Note: Since M3DB nodes return compressed blocks (the M3DB client decompresses them), it's not possible to return "partial results" for a given block. If any portion of a read request spans a given block, then that block in its entirety must be transmitted back to the client. In practice, this ends up being not much of an issue because of the high compression ratio that M3DB is able to achieve.
M3DB has a variety of processes that run in the background during normal operation.
The ticking process runs continously in the background and is responsible for a variety of tasks:
- Merging all encoders for a given series / block start combination
- Removing expired / flushed series and blocks from memory
- Cleanup of expired data (fileset/commit log) from the filesystem
Merging all encoders
M3TSZ is designed for compressing time series data in which each datapoint has a timestamp that is larger than the last encoded datapoint. For monitoring workloads this works very well because every subsequent datapoint is almost always chronologically after the previous one. However, real world systems are messy and occasionally out of order writes will be received. When this happens, M3DB will allocate a new encoder for the out of order datapoints. The multiple encoders need to be merged before flushing the data to disk, but to prevent huge memory spikes during the flushing process we continuously merge out of order encoders in the background.

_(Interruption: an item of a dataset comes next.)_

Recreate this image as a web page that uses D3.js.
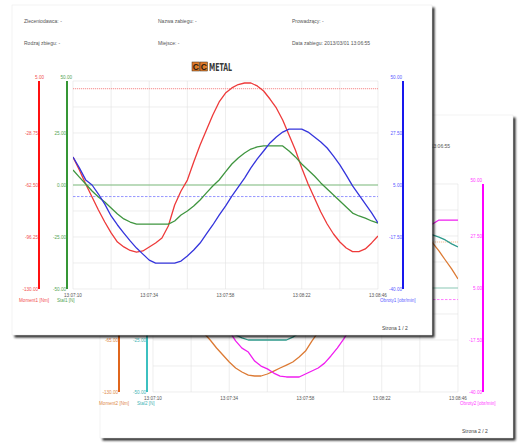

Removing expired / flushed series and blocks from memory
Depending on the configured caching policy, the in-memory object layout can end up with references to series or data blocks that are expired (have fallen out of the retention period) or no longer need to be in memory (due to the data being flushed to disk or no longer needing to be cached). The background tick will identify these structures and release them from memory.
As discussed in the architecture section, writes are actively buffered / compressed in-memory and the commit log is continuously being written to, but eventually data needs to be flushed to disk in the form of fileset files to facilitate efficient storage and retrieval.
This is where the configurable "blocksize" comes into play. The blocksize is simply a duration of time that dictates how long active writes will be compressed (in a streaming manner) in memory before being "sealed" (marked as immutable) and flushed to disk. Lets use a blocksize of two hours as an example.
If the blocksize is set to two hours, then all writes for all series for a given shard will be buffered in memory for two hours at a time. At the end of the two hour period all of the fileset files will be generated, written to disk, and then the in-memory objects can be released and replaced with new ones for the new block. The old objects will be removed from memory in the subsequent tick.
Caveats / Limitations
- M3DB currently supports exact ID based lookups. It does not support tag/secondary indexing. This feature is under development and future versions of M3DB will have support for a built-in reverse index.
- M3DB does not support updates / deletes. All data written to M3DB is immutable.
- M3DB does not support writing arbitrarily into the past and future. This is generally fine for monitoring workloads, but can be problematic for traditional OLTP and OLAP workloads. Future versions of M3DB will have better support for writes with arbitrary timestamps.
- M3DB does not support writing datapoints with values other than double-precision floats. Future versions of M3DB will have support for storing arbitrary values.
- M3DB does not support storing data with an indefinite retention period, every namespace in M3DB is required to have a retention policy which specifies how long data in that namespace will be retained for. While there is no upper bound on that value (Uber has production databases running with retention periods as high as 5 years), its still required and generally speaking M3DB is optimized for workloads with a well-defined TTL.
- M3DB does not support either background data repair or Cassandra-style read repairs. Future versions of M3DB will support automatic repairs of data as an ongoing background process.